A. Although the lengths of our investigations vary, investigations rarely run less than 4 to 7 days for local cases & 7 to 10 days for outstation cases. In every case, it is the location of case, the number of employees involved, and the skill of the investigators that drive the length of the process.
Q. How are the investigators trained and how often are their reports generated?
A. Each is taught about the Security Investigation, employment law, and the process of investigation. Those who have not received our formal training either have prior law enforcement experience or have other qualifications that meet our strict standards. During the course of the investigation, the undercover investigator will generate a report every day he or she works. The computer-generated reports are up-loaded to our network daily and immediately provided to the case manager for review.
Q. What is "negligent hiring"?
A. In general, negligent hiring occurs when you knew or should have known that an applicant had a past record and you did not check for it. It comes up when an employee, or in some circumstances an ex-employee, harms someone else where it would not have occurred except for the fact that this person was your employee. For example, if your employee has access to people's homes and then burglarizes a customer, it may be negligent hiring if that employee had a criminal record that you could have discovered with a background check.
Q. Who should I share reference information with?
A. All reference information should be confidential with information access limited to those within the organization with a need to know (e.g., hiring manager or administrator).
Q. Who should I contact?
A. The most common reference sources are current or former supervisors, project colleagues, peers or customers. Use of personal references is less preferred because they probably won’t yield objective information.

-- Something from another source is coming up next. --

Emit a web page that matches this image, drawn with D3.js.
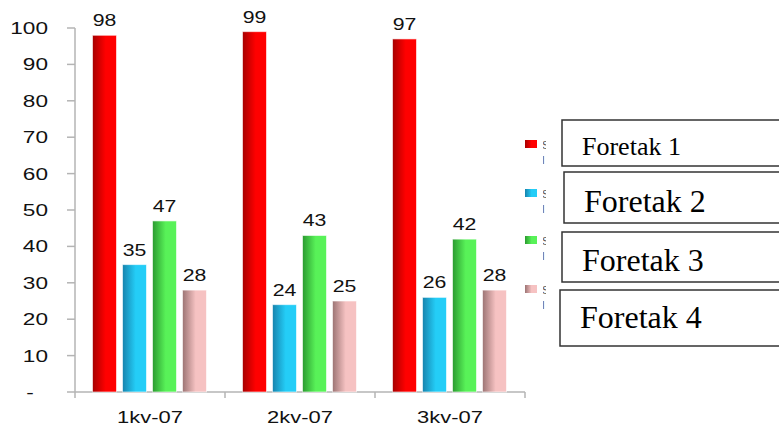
<!DOCTYPE html>
<html><head><meta charset="utf-8">
<script src="https://cdn.jsdelivr.net/npm/d3@7/dist/d3.min.js"></script>
<style>body{margin:0;background:#fff}svg{display:block}</style>
</head><body>
<script>
const categories = ["1kv-07", "2kv-07", "3kv-07"];
const seriesNames = ["Foretak 1", "Foretak 2", "Foretak 3", "Foretak 4"];
const foretak1 = [98, 99, 97];
const foretak2 = [35, 24, 26];
const foretak3 = [47, 43, 42];
const foretak4 = [28, 25, 28];
const yTicks = [0, 10, 20, 30, 40, 50, 60, 70, 80, 90, 100];
const yTickLabels = ["-", "10", "20", "30", "40", "50", "60", "70", "80", "90", "100"];

const seriesValues = [foretak1, foretak2, foretak3, foretak4];
const grads = [["#a60000", "#ff0000"], ["#1683ad", "#24cdf7"], ["#2b9a30", "#58f258"], ["#9c7474", "#f6c2c2"]];

const W = 779, H = 425;
const svg = d3.select("body").append("svg").attr("width", W).attr("height", H);
const defs = svg.append("defs");
grads.forEach((g, i) => {
  const lg = defs.append("linearGradient").attr("id", "g" + i).attr("x1", 0).attr("x2", 1).attr("y1", 0).attr("y2", 0);
  lg.append("stop").attr("offset", "0").attr("stop-color", g[0]);
  lg.append("stop").attr("offset", "0.55").attr("stop-color", g[1]);
  lg.append("stop").attr("offset", "1").attr("stop-color", g[1]);
});

const x0 = d3.scaleBand().domain(categories).range([75, 525]);
const x1 = d3.scaleBand().domain(d3.range(4)).range([14.5, 134.5]).paddingInner(0.2).paddingOuter(0.1);
const y = d3.scaleLinear().domain([0, 100]).range([392, 28]);

const sx = 1.33;
function stretched(g, x, yy, txt, size, anchor) {
  g.append("text").attr("transform", `translate(${x},${yy}) scale(${sx},1)`)
    .attr("text-anchor", anchor).attr("font-family", "Liberation Sans, Arial, sans-serif")
    .attr("font-size", size).attr("fill", "#111").text(txt);
}

// axes
const axisColor = "#b4b4b4";
svg.append("line").attr("x1", 75).attr("x2", 75).attr("y1", y(100)).attr("y2", y(0)).attr("stroke", axisColor).attr("stroke-width", 1.5);
svg.append("line").attr("x1", 75).attr("x2", 525).attr("y1", y(0)).attr("y2", y(0)).attr("stroke", axisColor).attr("stroke-width", 1.5);
const yl = svg.append("g");
yTicks.forEach((t, i) => {
  yl.append("line").attr("x1", 67).attr("x2", 75).attr("y1", y(t)).attr("y2", y(t)).attr("stroke", axisColor).attr("stroke-width", 1.5);
  if (t === 0) stretched(yl, 30, y(t) + 6, yTickLabels[i], 17, "middle");
  else stretched(yl, 48, y(t) + 6, yTickLabels[i], 17, "end");
});
const xEdges = categories.map(c => x0(c)).concat([x0(categories[categories.length - 1]) + x0.bandwidth()]);
xEdges.forEach(e => {
  svg.append("line").attr("x1", e).attr("x2", e).attr("y1", y(0)).attr("y2", y(0) + 6).attr("stroke", axisColor).attr("stroke-width", 1.5);
});
categories.forEach(c => stretched(svg, x0(c) + x0.bandwidth() / 2, 423, c, 16.5, "middle"));

// bars
seriesValues.forEach((vals, s) => {
  const g = svg.append("g");
  vals.forEach((v, i) => {
    const bx = x0(categories[i]) + x1(s);
    g.append("rect").attr("x", bx).attr("y", y(v)).attr("width", x1.bandwidth()).attr("height", y(0) - y(v))
      .attr("fill", `url(#g${s})`).attr("stroke", "rgba(255,255,255,0.6)").attr("stroke-width", 1);
    stretched(g, bx + x1.bandwidth() / 2, y(v) - 9, v, 16, "middle");
  });
});

// legend
const legY = [140, 189, 236, 285];
const clip = defs.append("clipPath").attr("id", "legclip");
clip.append("rect").attr("x", 543).attr("y", 120).attr("width", 3).attr("height", 240);
seriesNames.forEach((n, i) => {
  svg.append("rect").attr("x", 525).attr("y", legY[i]).attr("width", 12).attr("height", 8).attr("fill", `url(#g${i})`);
  const t = svg.append("text").attr("clip-path", "url(#legclip)").attr("font-family", "Liberation Sans, Arial, sans-serif")
    .attr("font-size", 11).attr("fill", "#555");
  t.append("tspan").attr("x", 542).attr("y", legY[i] + 9).text("S");
  t.append("tspan").attr("x", 542).attr("y", legY[i] + 24).text("l");
});

const boxes = [
  {x: 562, y: 120, h: 46, fs: 26, tx: 582, ty: 155},
  {x: 564, y: 172, h: 51, fs: 32, tx: 584, ty: 212},
  {x: 562, y: 232, h: 50, fs: 32, tx: 582, ty: 271},
  {x: 560, y: 290, h: 56, fs: 32, tx: 580, ty: 328}
];
boxes.forEach((b, i) => {
  svg.append("rect").attr("x", b.x).attr("y", b.y).attr("width", 300).attr("height", b.h)
    .attr("fill", "#fff").attr("stroke", "#333").attr("stroke-width", 1.5);
  svg.append("text").attr("x", b.tx).attr("y", b.ty).attr("font-family", "Liberation Serif, Times New Roman, serif")
    .attr("font-size", b.fs).attr("fill", "#000").text(seriesNames[i]);
});
</script>
</body></html>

Q. How should I contact references?
A. The most effective approach is to contact the reference by person or in phone. Writing to the reference contact is usually not effective and typically yields little information or no response. The supervisor or a member of the search team should conduct the reference interview.
Q. What should I consider when planning my questions?
A. Based on the determined job competencies, and information obtained during the interview, create a written reference guide to ensure consistent questioning and to target the issues you seek to clarify. Consider the recency of the position and similarity of duties to the vacancy.
Q. Should I have the reference check completed before offering a position?
A. Yes. The best practice is to check references before making a job offer. Otherwise, departments should consider making a job offer contingent upon obtaining satisfactory references.
Q. What applicants or employees are most important to check?
Those in jobs that involve a high level of trust such as working with children, the elderly, money, driving, and having access to computer date. Management and executive jobs are important to check due to the amount of responsibility involved. Workmen job for history of criminal record & industrial dispute. Finally, checking is useful where there are job related license or educational requirements. You should tailor your searches to the specific requirements of the job. It is best not to be caught by surprise.